_What you will do_
Transcribe all of the data exactly. Omit the pictures.

• • • •

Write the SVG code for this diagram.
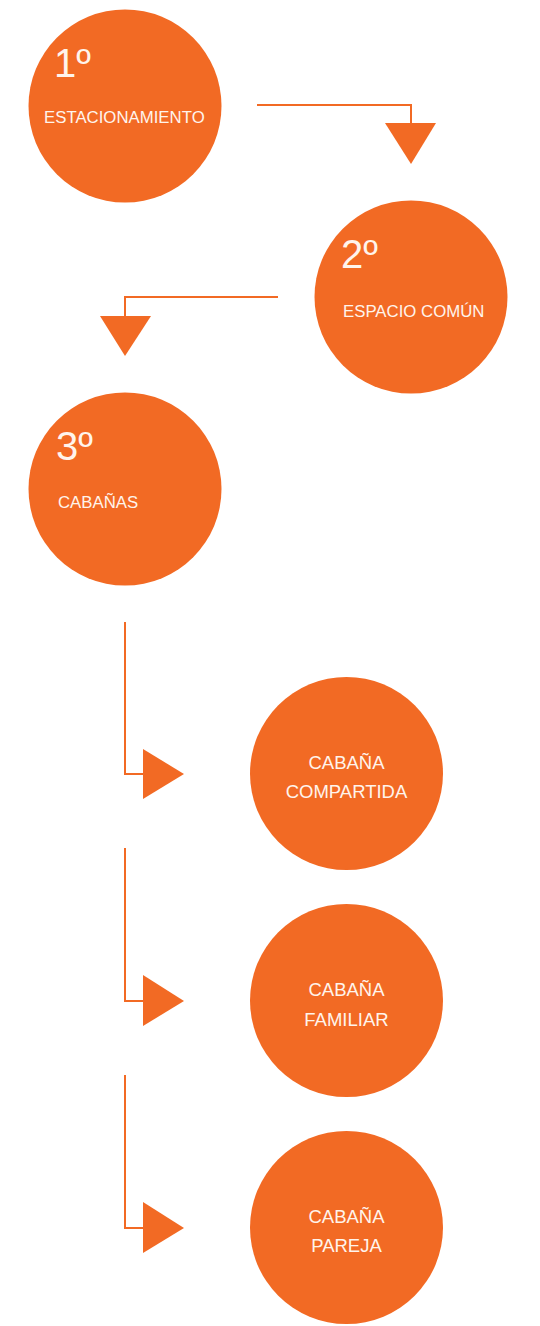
<svg xmlns="http://www.w3.org/2000/svg" width="540" height="1326" viewBox="0 0 540 1326">
<style>
.node{fill:#F26A24}
.t{fill:#FFF4EC;font-family:"Liberation Sans",Arial,sans-serif}
.num{font-size:40px}
.lbl{font-size:16.8px}
.lbl2{font-size:18.5px;text-anchor:middle}
.line{fill:none;stroke:#F26A24;stroke-width:2}
.head{fill:#F26A24}
</style>
<rect width="540" height="1326" fill="#FFFFFF"/>
<g id="connectors">
<path class="line" d="M257,105 H411 V124"/>
<polygon class="head" points="385,123 436,123 411,164"/>
<path class="line" d="M278,297 H125 V317"/>
<polygon class="head" points="100,316 151,316 125,356"/>
<path class="line" d="M125,622 V774 H144"/>
<polygon class="head" points="143,749 143,799 184,774"/>
<path class="line" d="M125,848 V1001 H144"/>
<polygon class="head" points="143,975 143,1026 184,1001"/>
<path class="line" d="M125,1075 V1228 H144"/>
<polygon class="head" points="143,1202 143,1253 184,1228"/>
</g>
<g id="n1">
<circle class="node" cx="125" cy="106" r="96.5"/>
<text class="t num" x="54" y="77">1º</text>
<text class="t lbl" x="44" y="123">ESTACIONAMIENTO</text>
</g>
<g id="n2">
<circle class="node" cx="411" cy="297" r="96.5"/>
<text class="t num" x="341" y="268">2º</text>
<text class="t lbl" x="343" y="317">ESPACIO COMÚN</text>
</g>
<g id="n3">
<circle class="node" cx="125" cy="489" r="96.5"/>
<text class="t num" x="56" y="460">3º</text>
<text class="t lbl" x="58" y="508">CABAÑAS</text>
</g>
<g id="n4">
<circle class="node" cx="346.5" cy="773.5" r="96.5"/>
<text class="t lbl2" x="346.5" y="769">CABAÑA</text>
<text class="t lbl2" x="346.5" y="798">COMPARTIDA</text>
</g>
<g id="n5">
<circle class="node" cx="346.5" cy="1000.5" r="96.5"/>
<text class="t lbl2" x="346.5" y="996">CABAÑA</text>
<text class="t lbl2" x="346.5" y="1026">FAMILIAR</text>
</g>
<g id="n6">
<circle class="node" cx="346.5" cy="1227.5" r="96.5"/>
<text class="t lbl2" x="346.5" y="1223">CABAÑA</text>
<text class="t lbl2" x="346.5" y="1252">PAREJA</text>
</g>
</svg>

• • • •

_Solution_
Write the SVG code for this diagram.
<svg xmlns="http://www.w3.org/2000/svg" width="540" height="1326" viewBox="0 0 540 1326">
<style>
.node{fill:#F26A24}
.t{fill:#FFF4EC;font-family:"Liberation Sans",Arial,sans-serif}
.num{font-size:40px}
.lbl{font-size:16.8px}
.lbl2{font-size:18.5px;text-anchor:middle}
.line{fill:none;stroke:#F26A24;stroke-width:2}
.head{fill:#F26A24}
</style>
<rect width="540" height="1326" fill="#FFFFFF"/>
<g id="connectors">
<path class="line" d="M257,105 H411 V124"/>
<polygon class="head" points="385,123 436,123 411,164"/>
<path class="line" d="M278,297 H125 V317"/>
<polygon class="head" points="100,316 151,316 125,356"/>
<path class="line" d="M125,622 V774 H144"/>
<polygon class="head" points="143,749 143,799 184,774"/>
<path class="line" d="M125,848 V1001 H144"/>
<polygon class="head" points="143,975 143,1026 184,1001"/>
<path class="line" d="M125,1075 V1228 H144"/>
<polygon class="head" points="143,1202 143,1253 184,1228"/>
</g>
<g id="n1">
<circle class="node" cx="125" cy="106" r="96.5"/>
<text class="t num" x="54" y="77">1º</text>
<text class="t lbl" x="44" y="123">ESTACIONAMIENTO</text>
</g>
<g id="n2">
<circle class="node" cx="411" cy="297" r="96.5"/>
<text class="t num" x="341" y="268">2º</text>
<text class="t lbl" x="343" y="317">ESPACIO COMÚN</text>
</g>
<g id="n3">
<circle class="node" cx="125" cy="489" r="96.5"/>
<text class="t num" x="56" y="460">3º</text>
<text class="t lbl" x="58" y="508">CABAÑAS</text>
</g>
<g id="n4">
<circle class="node" cx="346.5" cy="773.5" r="96.5"/>
<text class="t lbl2" x="346.5" y="769">CABAÑA</text>
<text class="t lbl2" x="346.5" y="798">COMPARTIDA</text>
</g>
<g id="n5">
<circle class="node" cx="346.5" cy="1000.5" r="96.5"/>
<text class="t lbl2" x="346.5" y="996">CABAÑA</text>
<text class="t lbl2" x="346.5" y="1026">FAMILIAR</text>
</g>
<g id="n6">
<circle class="node" cx="346.5" cy="1227.5" r="96.5"/>
<text class="t lbl2" x="346.5" y="1223">CABAÑA</text>
<text class="t lbl2" x="346.5" y="1252">PAREJA</text>
</g>
</svg>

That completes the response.